AnsweredAssumed Answered

Best way to write heterogeneous matrix multiplication on fusion

Question asked by cadorino on Mar 5, 2012


I'm developing some simple algorithms on an APU (on a Windows machine) and I'd like the CPU and the integrated GPU to operate in parallel exploiting zero-copy.

As a sample, we can consider matrix multiplication: C = A * B, where the CPU takes the first N/2 rows of A while the GPU operates on the other N/2.


My question is: which is the best strategy for context/buffer creation to avoid (or at least, to minimize) copies of data and to speed-up the computation?

I can think to some solutions/tricks that I'd such as:


1) Create sub buffer from A for the two halves used respectively by the CPU and the GPU: do subbuffers imply copies?

2) Create a shared context for A and B, passing an offset to each device since A is entirely shared. Which is the best way to allocate buffers for A and B to be shared between the CPU device and the GPU one?

Moreover, is there any constraint in shared buffer allocation/initialization (e.g. mem flags, mapping/enqueue_read,write)?
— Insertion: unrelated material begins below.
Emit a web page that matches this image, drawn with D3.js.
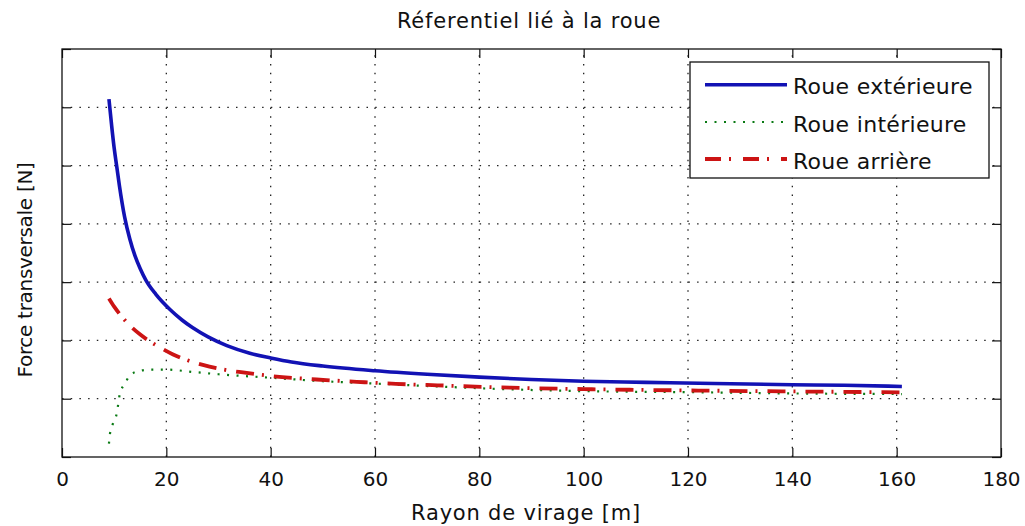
<!DOCTYPE html>
<html>
<head>
<meta charset="utf-8">
<script src="https://cdn.jsdelivr.net/npm/d3@7"></script>
<style>
  html, body { margin: 0; padding: 0; background: #ffffff; }
  svg { display: block; }
  text { font-family: "DejaVu Sans", sans-serif; fill: #111; }
</style>
</head>
<body>
<svg id="chart" width="1025" height="526"></svg>
<script>
// ---- data (y units are not labelled) ----
const title = "Réferentiel lié à la roue";
const xLabel = "Rayon de virage [m]";
const yLabel = "Force transversale [N]";
const xTicks = [0, 20, 40, 60, 80, 100, 120, 140, 160, 180];
const yTicks = [0, 1, 2, 3, 4, 5, 6, 7];
const seriesNames = ["Roue extérieure", "Roue intérieure", "Roue arrière"];

const exterieureX = [9, 9.5, 10, 10.5, 11, 12, 13, 14, 15, 16.1, 18, 20.7, 23, 25, 28, 31.6, 36, 40, 44, 50, 60, 70, 80, 90, 100, 112, 125, 140, 150, 161];
const exterieureY = [6.14, 5.7, 5.3, 4.98, 4.66, 4.12, 3.74, 3.45, 3.23, 3.03, 2.79, 2.53, 2.35, 2.22, 2.06, 1.91, 1.78, 1.70, 1.63, 1.56, 1.48, 1.42, 1.37, 1.33, 1.30, 1.28, 1.26, 1.24, 1.23, 1.21];

const interieureX = [9, 9.2, 9.8, 10.5, 10.8, 11.1, 12.1, 13, 15, 17, 20, 25, 30, 40, 50, 60, 72, 86, 100, 122, 140, 161];
const interieureY = [0.23, 0.40, 0.58, 0.75, 0.92, 1.09, 1.26, 1.40, 1.48, 1.50, 1.50, 1.46, 1.42, 1.36, 1.30, 1.26, 1.21, 1.16, 1.13, 1.11, 1.09, 1.08];

const arriereX = [9, 10, 11, 12.4, 15, 18.8, 21.3, 24, 27, 31, 34.7, 40, 48.8, 56.5, 64, 72, 86, 100, 122, 140, 161];
const arriereY = [2.72, 2.58, 2.46, 2.31, 2.10, 1.88, 1.76, 1.66, 1.58, 1.50, 1.45, 1.39, 1.33, 1.29, 1.255, 1.23, 1.19, 1.165, 1.14, 1.125, 1.11];

// ---- layout ----
const svg = d3.select("#chart");
const L = 62, R = 1001, T = 49, B = 457;
const x = d3.scaleLinear().domain([0, 180]).range([L, R]);
const y = d3.scaleLinear().domain([0, 7]).range([B, T]);

svg.append("rect").attr("width", 1025).attr("height", 526).attr("fill", "#ffffff");

// grid (dotted)
const grid = svg.append("g").attr("stroke", "#222").attr("stroke-width", 1.3).attr("stroke-dasharray", "1.5,7.2");
xTicks.slice(1, -1).forEach(t => {
  grid.append("line").attr("x1", x(t)).attr("x2", x(t)).attr("y1", B).attr("y2", T);
});
yTicks.slice(1, -1).forEach(t => {
  grid.append("line").attr("x1", L).attr("x2", R).attr("y1", y(t)).attr("y2", y(t));
});

// axes with inward ticks (mirrored on top/right)
const tl = 9;
const axB = svg.append("g").attr("transform", `translate(0,${B})`)
  .call(d3.axisBottom(x).tickValues(xTicks).tickSizeInner(-tl).tickSizeOuter(0).tickPadding(tl + 6).tickFormat(d3.format("d")));
const axT = svg.append("g").attr("transform", `translate(0,${T})`)
  .call(d3.axisTop(x).tickValues(xTicks).tickSizeInner(-tl).tickSizeOuter(0).tickFormat(""));
const axL = svg.append("g").attr("transform", `translate(${L},0)`)
  .call(d3.axisLeft(y).tickValues(yTicks).tickSizeInner(-tl).tickSizeOuter(0).tickFormat(""));
const axR = svg.append("g").attr("transform", `translate(${R},0)`)
  .call(d3.axisRight(y).tickValues(yTicks).tickSizeInner(-tl).tickSizeOuter(0).tickFormat(""));
[axB, axT, axL, axR].forEach(a => {
  a.select(".domain").remove();
  a.selectAll(".tick line").attr("stroke", "#111").attr("stroke-width", 1.2);
});
axB.selectAll(".tick text")
  .attr("font-family", "DejaVu Sans, sans-serif")
  .attr("font-size", 20).attr("fill", "#111");

// data lines
const lineGen = d3.line().x(d => x(d[0])).y(d => y(d[1])).curve(d3.curveMonotoneX);
const zip = (a, b) => a.map((v, i) => [v, b[i]]);
const plot = svg.append("g");
plot.append("path").datum(zip(exterieureX, exterieureY))
  .attr("d", lineGen).attr("fill", "none").attr("stroke", "#1212b4").attr("stroke-width", 3.6);
plot.append("path").datum(zip(interieureX, interieureY))
  .attr("d", lineGen).attr("fill", "none").attr("stroke", "#0a7a14").attr("stroke-width", 2.2)
  .attr("stroke-dasharray", "2,7.5");
plot.append("path").datum(zip(arriereX, arriereY))
  .attr("d", lineGen).attr("fill", "none").attr("stroke", "#cc1414").attr("stroke-width", 3.8)
  .attr("stroke-dasharray", "18,8,2,10");

// box
svg.append("rect").attr("x", L).attr("y", T).attr("width", R - L).attr("height", B - T)
  .attr("fill", "none").attr("stroke", "#111").attr("stroke-width", 1.3);

// title & labels
svg.append("text").attr("x", 529).attr("y", 28).attr("text-anchor", "middle")
  .attr("font-size", 21).attr("letter-spacing", 0.8).text(title);
svg.append("text").attr("x", 526).attr("y", 520).attr("text-anchor", "middle")
  .attr("font-size", 21).attr("letter-spacing", 0.8).text(xLabel);
svg.append("text").attr("transform", "translate(32,270) rotate(-90)").attr("text-anchor", "middle")
  .attr("font-size", 20).attr("letter-spacing", -0.3).text(yLabel);

// legend
const leg = svg.append("g");
leg.append("rect").attr("x", 690).attr("y", 62).attr("width", 299).attr("height", 116)
  .attr("fill", "#ffffff").attr("stroke", "#111").attr("stroke-width", 1.3);
const styles = [
  { stroke: "#1212b4", w: 3.6, dash: null },
  { stroke: "#0a7a14", w: 2.2, dash: "2,7.5" },
  { stroke: "#cc1414", w: 3.8, dash: "16,8,2,12" }
];
const baselines = [94.3, 131.5, 168.5];
seriesNames.forEach((name, i) => {
  const ly = baselines[i] - 9.5;
  const ln = leg.append("line").attr("x1", 705).attr("x2", 787).attr("y1", ly).attr("y2", ly)
    .attr("stroke", styles[i].stroke).attr("stroke-width", styles[i].w);
  if (styles[i].dash) ln.attr("stroke-dasharray", styles[i].dash);
  leg.append("text").attr("x", 793).attr("y", baselines[i])
    .attr("font-size", 22).attr("letter-spacing", 0.3).text(name);
});
</script>
</body>
</html>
3) Use fission extension to reserve a CPU core for GPU scheduling: did anybody of you checked the impact of having a CPU core dedicated to schedule on GPU instead of working together with the other cores in performing part of the computation?


Thank you very much!


P.S. I know that the CPU is not able to contribute significantly to the speed-up of a matrix multiplication, since its completion time is orders of magnitude higher than the GPU one. It's just for testing purpose (and will be applied to more "heterogeneous-oriented" algorithms).